1. Buy the lime ice cubes and then play dumb when everyone asked "Why does my diet Dr. Pepper taste weird?"
2. Buy the ice block and spend a couple hours chipping the hell out of it with an ice pick, which I do not own in the first place.
3. Go with the 20-pound bag and hope it fit in our freezer, or divvy up the ice in to Ziploc bags.
I went with the 20-pounder.
"Excuse me, Chuck?" The checker's name was Chuck. It said so right there on his name tag.
"Yes, can I help you?"
"You wouldn't happen to have a smaller bag of ice somewhere, would you? I'm just hosting a small dinner gathering, not building an igloo."
"Actually, no. We just changed over to a new ice company, and we're not getting the smaller bags until next week."
Ice company? I've never thought about that. Imagine . . .
What do you do?
I work for the Mr. Chill Ice Company.
Really? What's your job there?
I'm in the water distribution department.
What does that entail?
I pour water into trays.
And then what?
Then the pre-freeze transport department takes the trays to the freezer guys.
That has to be the most pressure-free job on the planet. Unless the freezers break.
I thanked Chuck for his assistance, paid for the ice and the bagels, and headed home.
Theresa was in the kitchen when I arrived. "Jeez, did you get enough ice? There's no way that's going to fit in the freezer."
I told her the story, from lime-flavored ice cubes to Chuck. And then I opened the freezer and tried to squeeze the bag of ice in. Surprisingly, it sort of fit. We only had to transfer a couple of Ziploc bags worth of cubes.
And then she saw the bagels.
"They didn't have any fresh ones?" Theresa asked, with an obvious look of disappointment on her face.
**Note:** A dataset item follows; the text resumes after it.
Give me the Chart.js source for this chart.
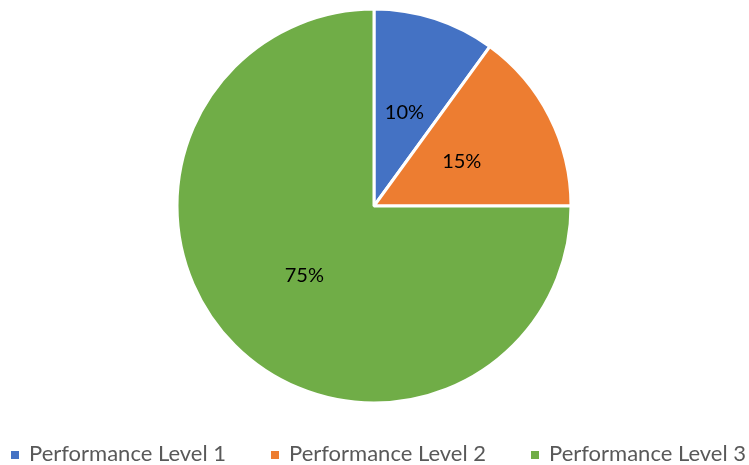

Now, had I been thinking quickly, I would have seen the trouble ahead and said no, they were all out of fresh bagels. But I'm not that smart.
"What do you mean, fresh ones?"
"Well, the fresh bagels are right there in the display and you put them in paper bags. The ones that are pre-wrapped in plastic -- like these -- are usually a day old. Did they have any in the display?"
"Yeah, I think so."
"And I apparently screwed up by getting the conveniently pre-wrapped ones?"
"Yes you did. I guess that's the last time I send you to the store for something."
But I think we all know that's a lie. There's always one more thing.